__EXERCISE AIM__.
Your task is to give the listing below back word for word, pictures excluded.

__MATERIAL__.
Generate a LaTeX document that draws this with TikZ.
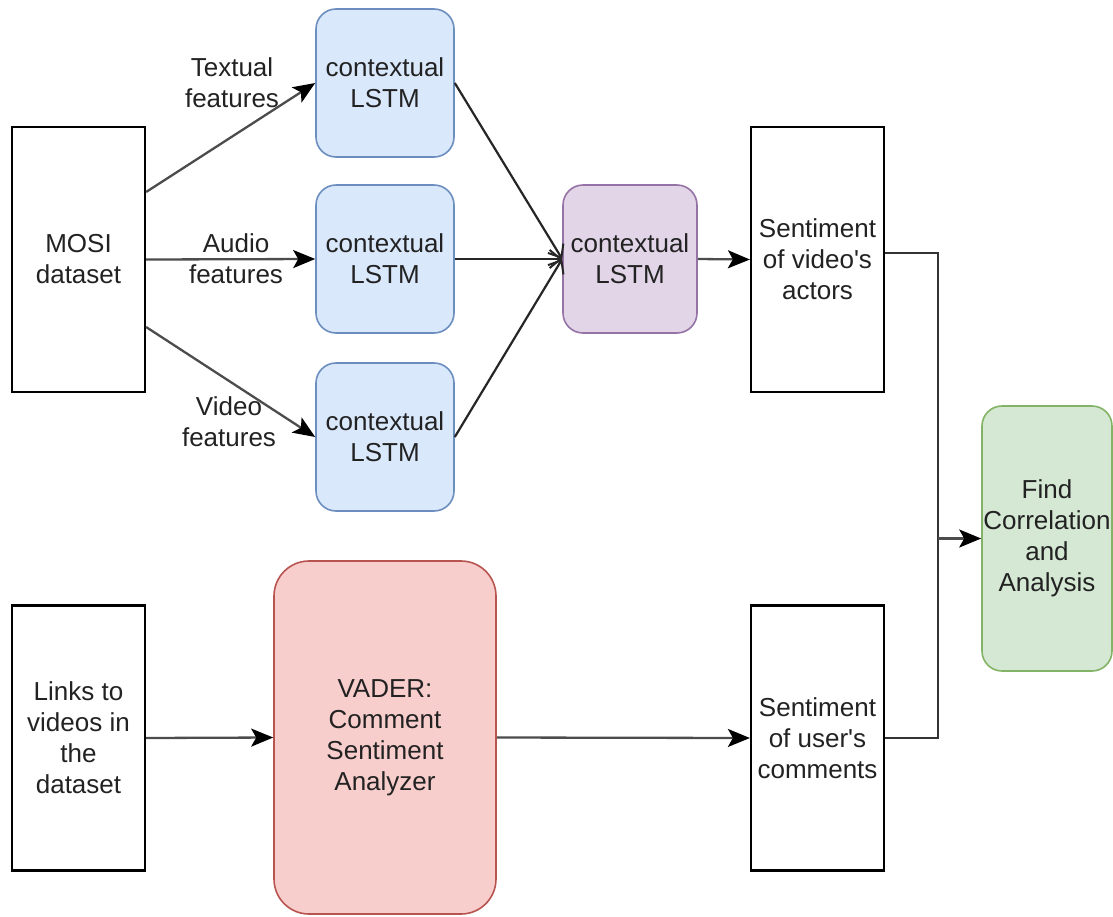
\documentclass[tikz,border=0pt]{standalone}
\usepackage{fontspec}
\setmainfont{Liberation Sans}
\usetikzlibrary{arrows.meta}
\definecolor{bluefill}{HTML}{DAE8FC}
\definecolor{bluedraw}{HTML}{6C8EBF}
\definecolor{purplefill}{HTML}{E1D5E7}
\definecolor{purpledraw}{HTML}{9673A6}
\definecolor{greenfill}{HTML}{D5E8D4}
\definecolor{greendraw}{HTML}{82B366}
\definecolor{redfill}{HTML}{F8CECC}
\definecolor{reddraw}{HTML}{B85450}
\definecolor{txt}{HTML}{222222}
\tikzset{
  base/.style={align=center, inner sep=0pt, text=txt, font=\fontsize{26}{31}\selectfont},
  plainbox/.style={base, draw=black, line width=2.2pt, fill=white},
  lstmbox/.style={base, draw=bluedraw, fill=bluefill, line width=1.6pt, rounded corners=20pt, minimum width=138pt, minimum height=148pt},
  purplebox/.style={base, draw=purpledraw, fill=purplefill, line width=1.6pt, rounded corners=20pt, minimum width=134pt, minimum height=148pt},
  greenbox/.style={base, draw=greendraw, fill=greenfill, line width=1.6pt, rounded corners=20pt, minimum width=130pt, minimum height=265pt},
  redbox/.style={base, draw=reddraw, fill=redfill, line width=1.6pt, rounded corners=35pt, minimum width=222pt, minimum height=353pt},
  tallbox/.style={plainbox, minimum width=133pt, minimum height=265pt},
  lbl/.style={base},
  flow/.style={draw=black!70, line width=2.3pt, -{Stealth[length=22pt, width=18pt, inset=5pt, color=black]}},
  conv/.style={draw=black!85, line width=2.2pt, -{Straight Barb[length=11pt, width=18pt, line width=2pt, color=black!85]}},
  link/.style={draw=black!80, line width=2.3pt}
}
\begin{document}
\begin{tikzpicture}[x=1pt, y=-1pt]
\useasboundingbox (0,0) rectangle (1113,916);
% nodes
\node[tallbox] (mosi) at (78.5,259.5) {MOSI\\dataset};
\node[lstmbox] (l1) at (385,83) {contextual\\LSTM};
\node[lstmbox] (l2) at (385,259) {contextual\\LSTM};
\node[lstmbox] (l3) at (385,437) {contextual\\LSTM};
\node[purplebox] (l4) at (630,259) {contextual\\LSTM};
\node[tallbox] (sa) at (817.5,259.5) {Sentiment\\of video\textquotesingle s\\actors};
\node[greenbox] (fc) at (1047,538.5) {Find\\Correlation\\and\\Analysis};
\node[tallbox] (links) at (78.5,738) {Links to\\videos in\\the\\dataset};
\node[redbox] (vader) at (385,737.5) {VADER:\\Comment\\Sentiment\\Analyzer};
\node[tallbox] (su) at (817.5,738) {Sentiment\\of user\textquotesingle s\\comments};
% labels
\node[lbl] (tl) at (232,83) {Textual\\features};
\node[lbl] (al) at (236,259) {Audio\\features};
\node[lbl] (vl) at (229,422) {Video\\features};
% junction
\coordinate (j1) at (938,253);
\coordinate (j2) at (938,738);
\coordinate (jm) at (938,538.5);
% connectors
\draw[flow] (mosi.east |- 0,192) -- (l1.west);
\draw[flow] (mosi.east) -- (l2.west);
\draw[flow] (mosi.east |- 0,327) -- (l3.west);
\draw[conv] (l1.east) -- (l4.west);
\draw[conv] (l2.east) -- (l4.west);
\draw[conv] (l3.east) -- (l4.west);
\draw[flow] (l4.east) -- (sa.west);
\draw[link] (sa.east |- j1) -- (j1) -- (j2) -- (su.east);
\draw[flow] (jm) -- (fc.west);
\draw[flow] (links.east) -- (vader.west);
\draw[flow] (vader.east) -- (su.west);
\end{tikzpicture}
\end{document}
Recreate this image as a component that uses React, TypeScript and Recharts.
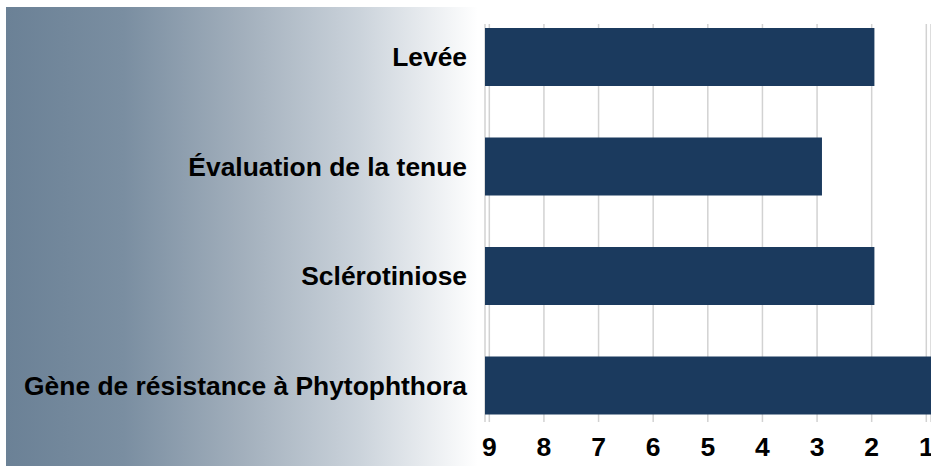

__ANSWER TO THE EXERCISE__.
Generate a LaTeX document that draws this with TikZ.
\documentclass[tikz,border=0pt]{standalone}
\usepackage{fontspec}
\setmainfont{Liberation Sans}
\usetikzlibrary{arrows.meta}
\definecolor{bluefill}{HTML}{DAE8FC}
\definecolor{bluedraw}{HTML}{6C8EBF}
\definecolor{purplefill}{HTML}{E1D5E7}
\definecolor{purpledraw}{HTML}{9673A6}
\definecolor{greenfill}{HTML}{D5E8D4}
\definecolor{greendraw}{HTML}{82B366}
\definecolor{redfill}{HTML}{F8CECC}
\definecolor{reddraw}{HTML}{B85450}
\definecolor{txt}{HTML}{222222}
\tikzset{
  base/.style={align=center, inner sep=0pt, text=txt, font=\fontsize{26}{31}\selectfont},
  plainbox/.style={base, draw=black, line width=2.2pt, fill=white},
  lstmbox/.style={base, draw=bluedraw, fill=bluefill, line width=1.6pt, rounded corners=20pt, minimum width=138pt, minimum height=148pt},
  purplebox/.style={base, draw=purpledraw, fill=purplefill, line width=1.6pt, rounded corners=20pt, minimum width=134pt, minimum height=148pt},
  greenbox/.style={base, draw=greendraw, fill=greenfill, line width=1.6pt, rounded corners=20pt, minimum width=130pt, minimum height=265pt},
  redbox/.style={base, draw=reddraw, fill=redfill, line width=1.6pt, rounded corners=35pt, minimum width=222pt, minimum height=353pt},
  tallbox/.style={plainbox, minimum width=133pt, minimum height=265pt},
  lbl/.style={base},
  flow/.style={draw=black!70, line width=2.3pt, -{Stealth[length=22pt, width=18pt, inset=5pt, color=black]}},
  conv/.style={draw=black!85, line width=2.2pt, -{Straight Barb[length=11pt, width=18pt, line width=2pt, color=black!85]}},
  link/.style={draw=black!80, line width=2.3pt}
}
\begin{document}
\begin{tikzpicture}[x=1pt, y=-1pt]
\useasboundingbox (0,0) rectangle (1113,916);
% nodes
\node[tallbox] (mosi) at (78.5,259.5) {MOSI\\dataset};
\node[lstmbox] (l1) at (385,83) {contextual\\LSTM};
\node[lstmbox] (l2) at (385,259) {contextual\\LSTM};
\node[lstmbox] (l3) at (385,437) {contextual\\LSTM};
\node[purplebox] (l4) at (630,259) {contextual\\LSTM};
\node[tallbox] (sa) at (817.5,259.5) {Sentiment\\of video\textquotesingle s\\actors};
\node[greenbox] (fc) at (1047,538.5) {Find\\Correlation\\and\\Analysis};
\node[tallbox] (links) at (78.5,738) {Links to\\videos in\\the\\dataset};
\node[redbox] (vader) at (385,737.5) {VADER:\\Comment\\Sentiment\\Analyzer};
\node[tallbox] (su) at (817.5,738) {Sentiment\\of user\textquotesingle s\\comments};
% labels
\node[lbl] (tl) at (232,83) {Textual\\features};
\node[lbl] (al) at (236,259) {Audio\\features};
\node[lbl] (vl) at (229,422) {Video\\features};
% junction
\coordinate (j1) at (938,253);
\coordinate (j2) at (938,738);
\coordinate (jm) at (938,538.5);
% connectors
\draw[flow] (mosi.east |- 0,192) -- (l1.west);
\draw[flow] (mosi.east) -- (l2.west);
\draw[flow] (mosi.east |- 0,327) -- (l3.west);
\draw[conv] (l1.east) -- (l4.west);
\draw[conv] (l2.east) -- (l4.west);
\draw[conv] (l3.east) -- (l4.west);
\draw[flow] (l4.east) -- (sa.west);
\draw[link] (sa.east |- j1) -- (j1) -- (j2) -- (su.east);
\draw[flow] (jm) -- (fc.west);
\draw[flow] (links.east) -- (vader.west);
\draw[flow] (vader.east) -- (su.west);
\end{tikzpicture}
\end{document}
Recreate this image as a component that uses React, TypeScript and Recharts.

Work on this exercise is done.